## Given request
Output each line exactly as it appears, skipping any embedded picture.

## Data in this exercise
==*==

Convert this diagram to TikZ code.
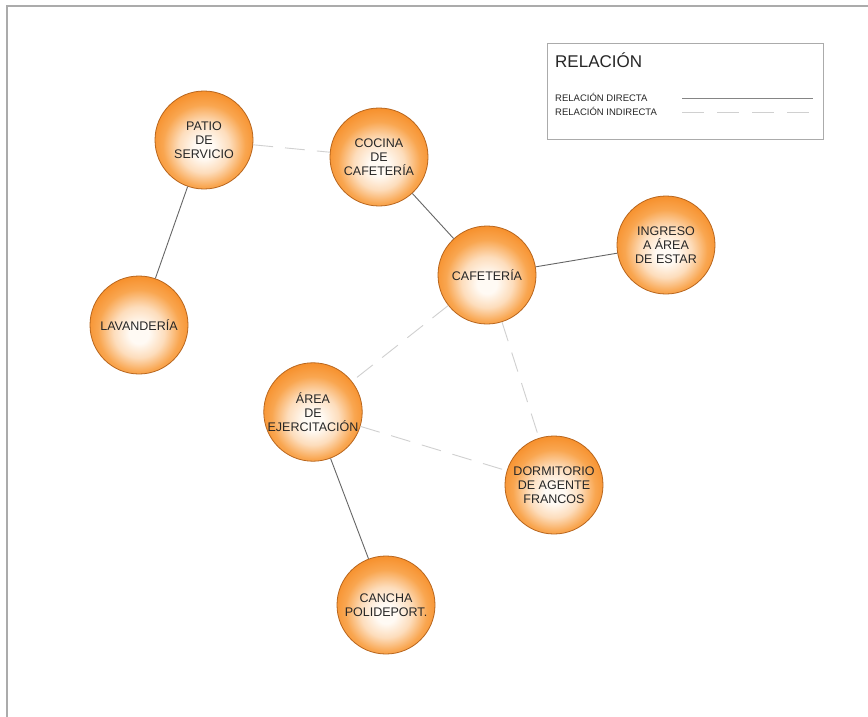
\documentclass[tikz,border=0pt]{standalone}
\usepackage{fontspec}
\setsansfont{Liberation Sans}
\usepackage{xcolor}
\definecolor{orbCore}{HTML}{FFFAF4}
\definecolor{orbSoft}{HTML}{FDDDBC}
\definecolor{orbMid}{HTML}{F9A650}
\definecolor{orbOrange}{HTML}{F68A22}
\definecolor{orbRim}{HTML}{F07C14}
\definecolor{orbEdge}{HTML}{B8661E}
\definecolor{inkGray}{HTML}{262626}
\definecolor{lineDark}{HTML}{666666}
\definecolor{lineLight}{HTML}{D0D0D0}
\definecolor{frameGray}{HTML}{ABABAB}
\usetikzlibrary{positioning}
\pgfdeclareradialshading{orbshade}{\pgfpoint{0bp}{-5bp}}{%
  color(0bp)=(orbCore); color(5bp)=(orbCore); color(13bp)=(orbSoft);
  color(21bp)=(orbMid); color(29bp)=(orbOrange); color(35bp)=(orbRim);
  color(50bp)=(orbRim)}
\tikzset{
  every picture/.append style={font=\sffamily},
  room/.style={circle, draw=orbEdge, line width=0.8pt, shade, shading=orbshade,
    minimum size=98pt, inner sep=0pt, align=center, text=inkGray,
    font=\sffamily\fontsize{12.5}{14}\selectfont},
  directlink/.style={draw=lineDark, line width=0.9pt},
  indirectlink/.style={draw=lineLight, line width=0.9pt, dash pattern=on 20pt off 12pt},
  legendtitle/.style={font=\sffamily\fontsize{17}{20}\selectfont, text=inkGray, anchor=base west, inner sep=0pt},
  legendtext/.style={font=\sffamily\fontsize{9.5}{11}\selectfont, text=inkGray, anchor=base west, inner sep=0pt},
}
\begin{document}
\begin{tikzpicture}[x=1pt,y=-1pt]
  \fill[white] (0,0) rectangle (868,717);
  \useasboundingbox (0,0) rectangle (868,717);

  % sheet border
  \draw[frameGray, line width=1.2pt] (868,6) -- (7,6) -- (7,717);

  % rooms
  \node[room] (patio)   at (204,140) {PATIO\\DE\\SERVICIO};
  \node[room] (cocina)  at (379,157) {COCINA\\DE\\CAFETERÍA};
  \node[room] (cafe)    at (487,275) {CAFETERÍA};
  \node[room] (ingreso) at (666,245) {INGRESO\\A ÁREA\\DE ESTAR};
  \node[room] (lavand)  at (139,325) {LAVANDERÍA};
  \node[room] (ejerc)   at (313,412) {ÁREA\\DE\\EJERCITACIÓN};
  \node[room] (dormit)  at (554,485) {DORMITORIO\\DE AGENTE\\FRANCOS};
  \node[room] (cancha)  at (386,605) {CANCHA\\POLIDEPORT.};

  \draw[directlink] (patio) -- (lavand);
  \draw[directlink] (cocina) -- (cafe);
  \draw[directlink] (cafe) -- (ingreso);
  \draw[directlink] (ejerc) -- (cancha);

  \draw[indirectlink] (patio) -- (cocina);
  \draw[indirectlink] (cafe) -- (ejerc);
  \draw[indirectlink] (cafe) -- (dormit);
  \draw[indirectlink] (ejerc) -- (dormit);

  % legend
  \draw[draw=frameGray, line width=1pt] (547,44) rectangle (823,139);
  \node[legendtitle] (legT) at (555,67) {RELACIÓN};
  \node[legendtext] (legD) at (555,102) {RELACIÓN DIRECTA};
  \node[legendtext] (legI) at (555,115) {RELACIÓN INDIRECTA};
  \coordinate (dA) at (682,98);  \coordinate (dB) at (813,98);
  \coordinate (iA) at (682,112); \coordinate (iB) at (813,112);
  \draw[directlink, draw=lineDark!80] (dA) -- (dB);
  \draw[indirectlink, dash pattern=on 22pt off 13pt] (iA) -- (iB);
\end{tikzpicture}
\end{document}
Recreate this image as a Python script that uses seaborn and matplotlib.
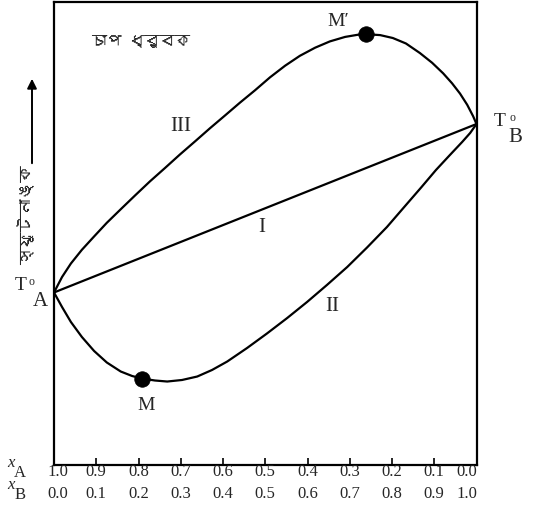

==*==

## The output
Convert this diagram to TikZ code.
\documentclass[tikz,border=0pt]{standalone}
\usepackage{fontspec}
\setsansfont{Liberation Sans}
\usepackage{xcolor}
\definecolor{orbCore}{HTML}{FFFAF4}
\definecolor{orbSoft}{HTML}{FDDDBC}
\definecolor{orbMid}{HTML}{F9A650}
\definecolor{orbOrange}{HTML}{F68A22}
\definecolor{orbRim}{HTML}{F07C14}
\definecolor{orbEdge}{HTML}{B8661E}
\definecolor{inkGray}{HTML}{262626}
\definecolor{lineDark}{HTML}{666666}
\definecolor{lineLight}{HTML}{D0D0D0}
\definecolor{frameGray}{HTML}{ABABAB}
\usetikzlibrary{positioning}
\pgfdeclareradialshading{orbshade}{\pgfpoint{0bp}{-5bp}}{%
  color(0bp)=(orbCore); color(5bp)=(orbCore); color(13bp)=(orbSoft);
  color(21bp)=(orbMid); color(29bp)=(orbOrange); color(35bp)=(orbRim);
  color(50bp)=(orbRim)}
\tikzset{
  every picture/.append style={font=\sffamily},
  room/.style={circle, draw=orbEdge, line width=0.8pt, shade, shading=orbshade,
    minimum size=98pt, inner sep=0pt, align=center, text=inkGray,
    font=\sffamily\fontsize{12.5}{14}\selectfont},
  directlink/.style={draw=lineDark, line width=0.9pt},
  indirectlink/.style={draw=lineLight, line width=0.9pt, dash pattern=on 20pt off 12pt},
  legendtitle/.style={font=\sffamily\fontsize{17}{20}\selectfont, text=inkGray, anchor=base west, inner sep=0pt},
  legendtext/.style={font=\sffamily\fontsize{9.5}{11}\selectfont, text=inkGray, anchor=base west, inner sep=0pt},
}
\begin{document}
\begin{tikzpicture}[x=1pt,y=-1pt]
  \fill[white] (0,0) rectangle (868,717);
  \useasboundingbox (0,0) rectangle (868,717);

  % sheet border
  \draw[frameGray, line width=1.2pt] (868,6) -- (7,6) -- (7,717);

  % rooms
  \node[room] (patio)   at (204,140) {PATIO\\DE\\SERVICIO};
  \node[room] (cocina)  at (379,157) {COCINA\\DE\\CAFETERÍA};
  \node[room] (cafe)    at (487,275) {CAFETERÍA};
  \node[room] (ingreso) at (666,245) {INGRESO\\A ÁREA\\DE ESTAR};
  \node[room] (lavand)  at (139,325) {LAVANDERÍA};
  \node[room] (ejerc)   at (313,412) {ÁREA\\DE\\EJERCITACIÓN};
  \node[room] (dormit)  at (554,485) {DORMITORIO\\DE AGENTE\\FRANCOS};
  \node[room] (cancha)  at (386,605) {CANCHA\\POLIDEPORT.};

  \draw[directlink] (patio) -- (lavand);
  \draw[directlink] (cocina) -- (cafe);
  \draw[directlink] (cafe) -- (ingreso);
  \draw[directlink] (ejerc) -- (cancha);

  \draw[indirectlink] (patio) -- (cocina);
  \draw[indirectlink] (cafe) -- (ejerc);
  \draw[indirectlink] (cafe) -- (dormit);
  \draw[indirectlink] (ejerc) -- (dormit);

  % legend
  \draw[draw=frameGray, line width=1pt] (547,44) rectangle (823,139);
  \node[legendtitle] (legT) at (555,67) {RELACIÓN};
  \node[legendtext] (legD) at (555,102) {RELACIÓN DIRECTA};
  \node[legendtext] (legI) at (555,115) {RELACIÓN INDIRECTA};
  \coordinate (dA) at (682,98);  \coordinate (dB) at (813,98);
  \coordinate (iA) at (682,112); \coordinate (iB) at (813,112);
  \draw[directlink, draw=lineDark!80] (dA) -- (dB);
  \draw[indirectlink, dash pattern=on 22pt off 13pt] (iA) -- (iB);
\end{tikzpicture}
\end{document}
Recreate this image as a Python script that uses seaborn and matplotlib.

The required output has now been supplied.